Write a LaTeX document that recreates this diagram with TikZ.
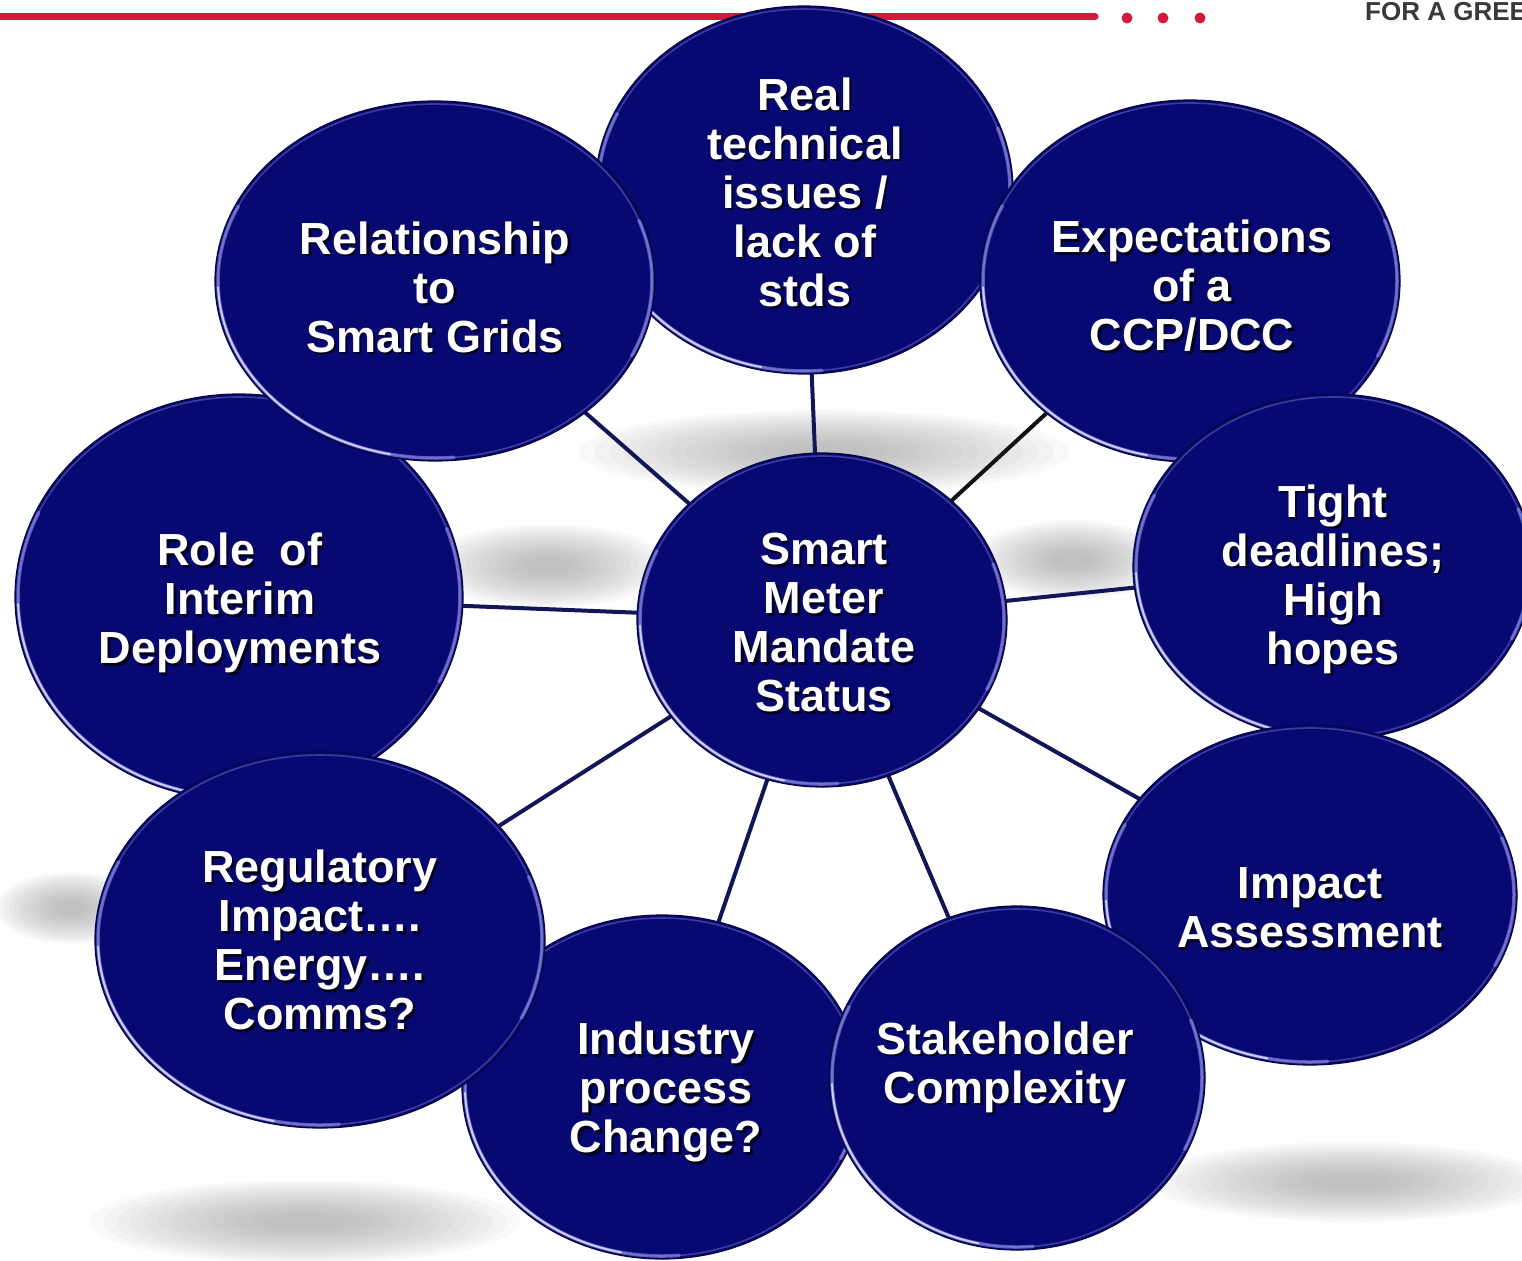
\documentclass[tikz,border=0pt]{standalone}
\usepackage{fontspec}
\setmainfont{Liberation Sans}
\usetikzlibrary{shapes.geometric}
\definecolor{navy}{RGB}{8,8,114}
\definecolor{navyedge}{RGB}{5,5,66}
\definecolor{rimc}{RGB}{170,170,255}
\definecolor{linkc}{RGB}{20,20,88}
\definecolor{linkblack}{RGB}{18,18,24}
\definecolor{redc}{RGB}{212,26,58}
\definecolor{greyt}{RGB}{58,58,58}
\definecolor{shadowc}{RGB}{150,150,150}
\pgfdeclarelayer{shad}
\pgfdeclarelayer{links}
\pgfsetlayers{shad,links,main}
\newcommand\bubble[8]{%
  \node[bubble, minimum width={2*#4pt}, minimum height={2*#5pt}] (#1) at (#2,#3) {};
  \pgfmathsetmacro\rxi{#4-3}\pgfmathsetmacro\ryi{#5-3}%
  \draw[rimring] (#2,#3) ellipse [x radius=\rxi, y radius=\ryi];
  \draw[rimsoft] (#2,#3) ++(85:{\rxi} and {\ryi}) arc[start angle=85, end angle=205, x radius=\rxi, y radius=\ryi];
  \draw[rimhard] (#2,#3) ++(102:{\rxi} and {\ryi}) arc[start angle=102, end angle=178, x radius=\rxi, y radius=\ryi];
  \draw[rimsoft] (#2,#3) ++(-20:{\rxi} and {\ryi}) arc[start angle=-20, end angle=25, x radius=\rxi, y radius=\ryi];
  \node[txtsh] (#1-sh) at ({#6+2.5},{#7+2.5}) {#8};
  \node[txt] (#1-tx) at (#6,#7) {#8};
}
% soft grey shadow: stacked translucent ellipses
\newcommand\softblob[4]{%
  \foreach \k in {0,...,13}{%
    \pgfmathsetmacro\fa{1-0.062*\k}%
    \fill[shadowstep] (#1,#2) ellipse [x radius={#3*\fa}, y radius={#4*\fa}];
  }%
}
\begin{document}
\begin{tikzpicture}[x=1pt,y=-1pt,
  bubble/.style={ellipse, fill=navy, draw=navyedge, line width=1.2pt, inner sep=0pt, outer sep=0pt},
  rimring/.style={draw=rimc, line width=1.6pt, opacity=0.32},
  rimsoft/.style={draw=rimc, line width=3.5pt, opacity=0.5, line cap=round},
  rimhard/.style={draw=rimc!55!white, line width=2pt, opacity=0.95, line cap=round},
  txt/.style={text=white, font=\fontsize{45}{49}\selectfont\bfseries, align=center, inner sep=0pt},
  txtsh/.style={text=black, text opacity=0.75, font=\fontsize{45}{49}\selectfont\bfseries, align=center, inner sep=0pt},
  link/.style={draw=linkc, line width=4pt},
  blacklink/.style={draw=linkblack, line width=4pt},
  shadowstep/.style={fill=shadowc, opacity=0.055},
  redline/.style={draw=redc, line width=7pt, line cap=round},
  reddot/.style={circle, fill=redc, minimum size=11pt, inner sep=0pt},
  brand/.style={text=greyt, font=\fontsize{26}{26}\selectfont\bfseries, inner sep=0pt, anchor=base west}
]
\useasboundingbox (0,0) rectangle (1522,1260);

% header line and soft shadows (bottom layer)
\begin{pgfonlayer}{shad}
\fill[white] (0,0) rectangle (1522,1260);
\coordinate (rl0) at (-5,17);
\coordinate (rl1) at (1095,17);
\draw[redline] (rl0) -- (rl1);
\softblob{305}{1222}{215}{42}
\softblob{70}{908}{75}{36}
\softblob{1350}{1182}{200}{40}
\softblob{1072}{560}{100}{40}
\softblob{548}{566}{120}{42}
\softblob{824}{452}{245}{42}
\end{pgfonlayer}

\node[reddot] (dot1) at (1127,18) {};
\node[reddot] (dot2) at (1163,18) {};
\node[reddot] (dot3) at (1200,18) {};
\node[brand] (brandtext) at (1365,21) {FOR A GREE};

% bubbles (drawing order gives the overlaps)
\bubble{real}{804}{190}{209}{184}{805}{192}{Real\\technical\\issues /\\lack of\\stds}
\bubble{role}{239}{597}{224}{203}{240}{603}{Role\ \ of\\Interim\\Deployments}
\bubble{relat}{435}{281}{220}{180}{435}{287}{Relationship\\to\\Smart Grids}
\bubble{expect}{1190}{281}{210}{181}{1192}{286}{Expectations\\of a\\CCP/DCC}
\bubble{tight}{1333}{567}{200}{173}{1333}{579}{Tight\\deadlines;\\High\\hopes}
\bubble{impact}{1310}{895}{207}{170}{1310}{908}{Impact\\Assessment}
\bubble{indus}{662}{1087}{200}{172}{666}{1092}{Industry\\process\\Change?}
\bubble{regul}{320}{940}{225}{188}{320}{940}{Regulatory\\Impact….\\Energy….\\Comms?}
\bubble{stake}{1017}{1078}{188}{172}{1005}{1067}{Stakeholder\\Complexity}
\bubble{ctr}{822}{620}{185}{167}{824}{623}{Smart\\Meter\\Mandate\\Status}

% connectors (middle layer, under the bubbles)
\begin{pgfonlayer}{links}
\draw[link] (ctr) -- (real);
\draw[link] (ctr) -- (relat);
\draw[blacklink] (ctr) -- (expect);
\draw[link] (ctr) -- (role);
\draw[link] (ctr) -- (tight);
\draw[link] (ctr) -- (impact);
\draw[link] (ctr) -- (regul);
\draw[link] (ctr) -- (indus);
\draw[link] (ctr) -- (stake);
\end{pgfonlayer}
\end{tikzpicture}
\end{document}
____________________
■ Problem requirements: Pictures are excluded; output everything else in the data verbatim.

■ Finished task:
Write a LaTeX document that recreates this diagram with TikZ.
\documentclass[tikz,border=0pt]{standalone}
\usepackage{fontspec}
\setmainfont{Liberation Sans}
\usetikzlibrary{shapes.geometric}
\definecolor{navy}{RGB}{8,8,114}
\definecolor{navyedge}{RGB}{5,5,66}
\definecolor{rimc}{RGB}{170,170,255}
\definecolor{linkc}{RGB}{20,20,88}
\definecolor{linkblack}{RGB}{18,18,24}
\definecolor{redc}{RGB}{212,26,58}
\definecolor{greyt}{RGB}{58,58,58}
\definecolor{shadowc}{RGB}{150,150,150}
\pgfdeclarelayer{shad}
\pgfdeclarelayer{links}
\pgfsetlayers{shad,links,main}
\newcommand\bubble[8]{%
  \node[bubble, minimum width={2*#4pt}, minimum height={2*#5pt}] (#1) at (#2,#3) {};
  \pgfmathsetmacro\rxi{#4-3}\pgfmathsetmacro\ryi{#5-3}%
  \draw[rimring] (#2,#3) ellipse [x radius=\rxi, y radius=\ryi];
  \draw[rimsoft] (#2,#3) ++(85:{\rxi} and {\ryi}) arc[start angle=85, end angle=205, x radius=\rxi, y radius=\ryi];
  \draw[rimhard] (#2,#3) ++(102:{\rxi} and {\ryi}) arc[start angle=102, end angle=178, x radius=\rxi, y radius=\ryi];
  \draw[rimsoft] (#2,#3) ++(-20:{\rxi} and {\ryi}) arc[start angle=-20, end angle=25, x radius=\rxi, y radius=\ryi];
  \node[txtsh] (#1-sh) at ({#6+2.5},{#7+2.5}) {#8};
  \node[txt] (#1-tx) at (#6,#7) {#8};
}
% soft grey shadow: stacked translucent ellipses
\newcommand\softblob[4]{%
  \foreach \k in {0,...,13}{%
    \pgfmathsetmacro\fa{1-0.062*\k}%
    \fill[shadowstep] (#1,#2) ellipse [x radius={#3*\fa}, y radius={#4*\fa}];
  }%
}
\begin{document}
\begin{tikzpicture}[x=1pt,y=-1pt,
  bubble/.style={ellipse, fill=navy, draw=navyedge, line width=1.2pt, inner sep=0pt, outer sep=0pt},
  rimring/.style={draw=rimc, line width=1.6pt, opacity=0.32},
  rimsoft/.style={draw=rimc, line width=3.5pt, opacity=0.5, line cap=round},
  rimhard/.style={draw=rimc!55!white, line width=2pt, opacity=0.95, line cap=round},
  txt/.style={text=white, font=\fontsize{45}{49}\selectfont\bfseries, align=center, inner sep=0pt},
  txtsh/.style={text=black, text opacity=0.75, font=\fontsize{45}{49}\selectfont\bfseries, align=center, inner sep=0pt},
  link/.style={draw=linkc, line width=4pt},
  blacklink/.style={draw=linkblack, line width=4pt},
  shadowstep/.style={fill=shadowc, opacity=0.055},
  redline/.style={draw=redc, line width=7pt, line cap=round},
  reddot/.style={circle, fill=redc, minimum size=11pt, inner sep=0pt},
  brand/.style={text=greyt, font=\fontsize{26}{26}\selectfont\bfseries, inner sep=0pt, anchor=base west}
]
\useasboundingbox (0,0) rectangle (1522,1260);

% header line and soft shadows (bottom layer)
\begin{pgfonlayer}{shad}
\fill[white] (0,0) rectangle (1522,1260);
\coordinate (rl0) at (-5,17);
\coordinate (rl1) at (1095,17);
\draw[redline] (rl0) -- (rl1);
\softblob{305}{1222}{215}{42}
\softblob{70}{908}{75}{36}
\softblob{1350}{1182}{200}{40}
\softblob{1072}{560}{100}{40}
\softblob{548}{566}{120}{42}
\softblob{824}{452}{245}{42}
\end{pgfonlayer}

\node[reddot] (dot1) at (1127,18) {};
\node[reddot] (dot2) at (1163,18) {};
\node[reddot] (dot3) at (1200,18) {};
\node[brand] (brandtext) at (1365,21) {FOR A GREE};

% bubbles (drawing order gives the overlaps)
\bubble{real}{804}{190}{209}{184}{805}{192}{Real\\technical\\issues /\\lack of\\stds}
\bubble{role}{239}{597}{224}{203}{240}{603}{Role\ \ of\\Interim\\Deployments}
\bubble{relat}{435}{281}{220}{180}{435}{287}{Relationship\\to\\Smart Grids}
\bubble{expect}{1190}{281}{210}{181}{1192}{286}{Expectations\\of a\\CCP/DCC}
\bubble{tight}{1333}{567}{200}{173}{1333}{579}{Tight\\deadlines;\\High\\hopes}
\bubble{impact}{1310}{895}{207}{170}{1310}{908}{Impact\\Assessment}
\bubble{indus}{662}{1087}{200}{172}{666}{1092}{Industry\\process\\Change?}
\bubble{regul}{320}{940}{225}{188}{320}{940}{Regulatory\\Impact….\\Energy….\\Comms?}
\bubble{stake}{1017}{1078}{188}{172}{1005}{1067}{Stakeholder\\Complexity}
\bubble{ctr}{822}{620}{185}{167}{824}{623}{Smart\\Meter\\Mandate\\Status}

% connectors (middle layer, under the bubbles)
\begin{pgfonlayer}{links}
\draw[link] (ctr) -- (real);
\draw[link] (ctr) -- (relat);
\draw[blacklink] (ctr) -- (expect);
\draw[link] (ctr) -- (role);
\draw[link] (ctr) -- (tight);
\draw[link] (ctr) -- (impact);
\draw[link] (ctr) -- (regul);
\draw[link] (ctr) -- (indus);
\draw[link] (ctr) -- (stake);
\end{pgfonlayer}
\end{tikzpicture}
\end{document}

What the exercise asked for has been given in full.